Here are some more tips on preventing/battling child abuse:

- Does your child know how special he/she is to you? A Child’s need for love is stronger than the need to avoid danger. Teach your child awareness of dangerous activities and lures used to entice children. Children think in black and white and see people as all good or all bad. That is why instead of teaching your child to recognize bad people, teach him/her to recognize bad situations and behaviours.

- Empower your child! Are you willing to back up your child’s “no”? Do you think a child’s feelings are less important than an adult’s feelings? If you discount his/her emotions, how do you expect your child to value his/her own emotions? Teaching your child to be aware is only effective if he/she is also empowered to do something about it.

- Listen to what your child isn’t saying. Sometimes children can’t articulate how they’re feeling, but they act out. One way a child “tells” is through his/her behaviour. Let your child know he/she can tell you about anything that happens to him/her no matter who did to him/her. A high percentage of abuse is committed by authoritative figures. Children are more vulnerable with these people since they are taught to listen to these adults.

- Abuse thrives in secrecy. Teach your child when to keep a secret and when to tell. If a child is too young to know the difference, then he/she is too young to carry the burden of a secret and should be taught to tell. Secrets that make kids feel bad, scared or confused should not be kept.

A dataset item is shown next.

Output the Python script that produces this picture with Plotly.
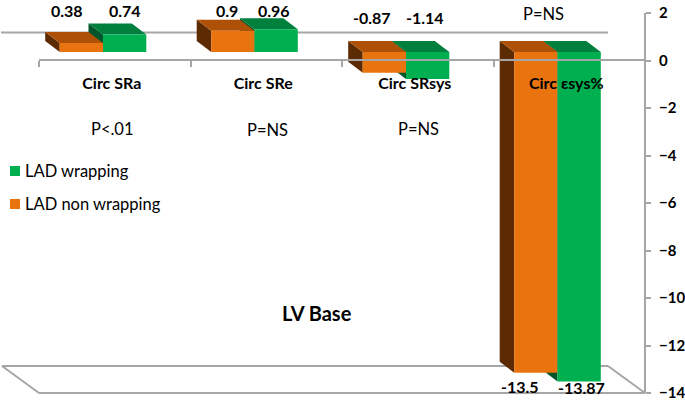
import plotly.graph_objects as go

# ---- data ----
categories = ["Circ SRa", "Circ SRe", "Circ SRsys", "Circ εsys%"]
non_wrapping = [0.38, 0.9, -0.87, -13.5]
wrapping = [0.74, 0.96, -1.14, -13.87]
p_values = ["P<.01", "P=NS", "P=NS", "P=NS"]
y_ticks = [2, 0, -2, -4, -6, -8, -10, -12, -14]
name_wrapping = "LAD wrapping"
name_non = "LAD non wrapping"
chart_note = "LV Base"

# ---- layout constants (pixels) ----
W, H = 685, 400
L, R, T, B = 39, 645, 13, 393
UNIT_Y = (B - T) / 16.0
CAT_W = (R - L) / 4.0
FRONT_BASE_PX = 52
FIRST_CENTER_PX = 103
DEPTH_X_PX, DEPTH_Y_PX = 14.5, 11
BAR_W = 43.3 / CAT_W

GREY = "#A6A6A6"
ORANGE, ORANGE_TOP, ORANGE_SIDE = "#E8730F", "#AE5006", "#5C2B02"
GREEN, GREEN_TOP, GREEN_SIDE = "#00B050", "#00803C", "#00552A"
FONT = "Lato"

def fx(px):
    return (px - L) / (R - L)

def fy(py):
    return (B - py) / (B - T)

bar_range_x = [(L - FIRST_CENTER_PX) / CAT_W, (R - FIRST_CENTER_PX) / CAT_W]
bar_range_y = [(FRONT_BASE_PX - B) / UNIT_Y, (FRONT_BASE_PX - T) / UNIT_Y]
dx, dy = DEPTH_X_PX / CAT_W, DEPTH_Y_PX / UNIT_Y

def faces(values, offset):
    tx, ty, sx, sy = [], [], [], []
    for i, v in enumerate(values):
        xl = i + offset
        xr = xl + BAR_W
        top, bot = max(v, 0), min(v, 0)
        tx += [xl, xr, xr - dx, xl - dx, xl, None]
        ty += [top, top, top + dy, top + dy, top, None]
        sx += [xl, xl - dx, xl - dx, xl, xl, None]
        sy += [top, top + dy, bot + dy, bot, top, None]
    return tx, ty, sx, sy

fig = go.Figure()

# 3D faces, rear series first
for vals, off, ctop, cside in [(wrapping, 0, GREEN_TOP, GREEN_SIDE),
                               (non_wrapping, -BAR_W, ORANGE_TOP, ORANGE_SIDE)]:
    tx, ty, sx, sy = faces(vals, off)
    for xs, ys, c in [(sx, sy, cside), (tx, ty, ctop)]:
        fig.add_trace(go.Scatter(x=xs, y=ys, mode="lines", fill="toself", fillcolor=c,
                                 line=dict(width=0, color=c), hoverinfo="skip",
                                 showlegend=False, xaxis="x", yaxis="y"))

# front faces
idx = list(range(len(categories)))
fig.add_trace(go.Bar(x=idx, y=non_wrapping, name=name_non, marker_color=ORANGE, cliponaxis=False,
                     marker_line_width=0, xaxis="x2", yaxis="y2", showlegend=False))
fig.add_trace(go.Bar(x=idx, y=wrapping, name=name_wrapping, marker_color=GREEN, cliponaxis=False,
                     marker_line_width=0, xaxis="x2", yaxis="y2", showlegend=False))

# carrier of the visible axes
fig.add_trace(go.Scatter(x=categories, y=[None] * 4, mode="markers", showlegend=False,
                         hoverinfo="skip", xaxis="x3", yaxis="y3"))

hidden = dict(visible=False, fixedrange=True)
fig.update_layout(
    width=W, height=H, autosize=False,
    margin=dict(l=L, r=W - R, t=T, b=H - B, pad=0, autoexpand=False),
    paper_bgcolor="white", plot_bgcolor="white",
    barmode="group", bargap=1 - 2 * BAR_W, bargroupgap=0,
    font=dict(family=FONT, color="black"),
    showlegend=False,
    xaxis=dict(range=bar_range_x, **hidden),
    yaxis=dict(range=bar_range_y, **hidden),
    xaxis2=dict(range=bar_range_x, overlaying="x", anchor="y2", **hidden),
    yaxis2=dict(range=bar_range_y, overlaying="y", anchor="x2", **hidden),
    xaxis3=dict(type="category", categoryorder="array", categoryarray=categories,
                range=[-0.5, 3.5], overlaying="x", anchor="free", position=fy(60),
                showline=True, linecolor=GREY, linewidth=2, showgrid=False, zeroline=False,
                tickson="boundaries", ticks="outside", ticklen=6, tickcolor=GREY, tickwidth=2,
                ticklabelstandoff=9, ticklabelshift=-3,
                tickfont=dict(size=16, family=FONT, color="black", weight="bold"),
                fixedrange=True),
    yaxis3=dict(range=[-14, 2], overlaying="y", side="right", anchor="free", position=1,
                tickmode="array", tickvals=y_ticks, showline=True, linecolor=GREY, linewidth=2,
                showgrid=False, zeroline=False, ticks="outside", ticklen=5, tickcolor=GREY, tickwidth=2,
                ticklabelstandoff=5, ticklabeloverflow="allow",
                tickfont=dict(size=15, family=FONT, color="black", weight="bold"),
                fixedrange=True),
)

# wall and floor lines
def seg(x0, y0, x1, y1):
    fig.add_shape(type="line", xref="paper", yref="paper", x0=fx(x0), y0=fy(y0), x1=fx(x1), y1=fy(y1),
                  line=dict(color=GREY, width=2), layer="below")

seg(1, 32.5, 608, 32.5)
seg(2, 366, 608, 366)
seg(39, 393, 645, 393)
seg(2, 366, 39, 393)
seg(608, 366, 645, 393)

def note(text, x, y, size=16, bold=False, anchor="center"):
    fig.add_annotation(text=text, xref="paper", yref="paper", x=fx(x), y=fy(y), showarrow=False,
                       xanchor=anchor, yanchor="middle", borderpad=0,
                       font=dict(size=size, family=FONT, color="black", weight="bold" if bold else "normal"))

# value labels
non_label_pos = [(67, 11), (227, 10), (372, 17), (520, 386)]
wrap_label_pos = [(125, 10), (274, 11), (425, 17), (581, 387)]
for v, (x, y) in zip(non_wrapping, non_label_pos):
    note(f"{v:g}", x, y, 16, True)
for v, (x, y) in zip(wrapping, wrap_label_pos):
    note(f"{v:g}", x, y, 16, True)

# p values
p_pos = [(112, 129), (267, 130), (418, 129), (543, 14)]
for p, (x, y) in zip(p_values, p_pos):
    note(p, x, y, 16.5)

note(chart_note, 317, 313, 20, True)

# legend
for name, color, y in [(name_wrapping, GREEN, 171), (name_non, ORANGE, 204)]:
    fig.add_shape(type="rect", xref="paper", yref="paper", x0=fx(10), x1=fx(20), y0=fy(y - 5), y1=fy(y + 5),
                  fillcolor=color, line_width=0)
    note(name, 24, y, 16.5, anchor="left")

fig.write_html("out.html", config=dict(displayModeBar=False),
               post_script="document.body.style.margin='0';")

- There is no list that can cover everything a parent or community can do to prevent a child from being abused. Eliminating violence towards children is a holistic approach which encompasses a wide range of services and policies to support and protect children. These services and policies should include: child care and family support programs, mental health counseling for victims and their families, access to legal counsel and many more.

The Malaysian cultural and social environment proclaims unquestioned obedience to adults, which makes it harder for abused children to confront their offenders. In addition, a weak judicial system is another hurdle. People often don’t want to get involved with the police because they feel that little is done and the consequences for the abused children are often worse than those who abuse these children.

However, every child has the right to grow in a safe environment and to be sheltered from all forms of abuse. This environment is only possible when society unites around children’s basic rights, openly confronting violence and defending their right to protection.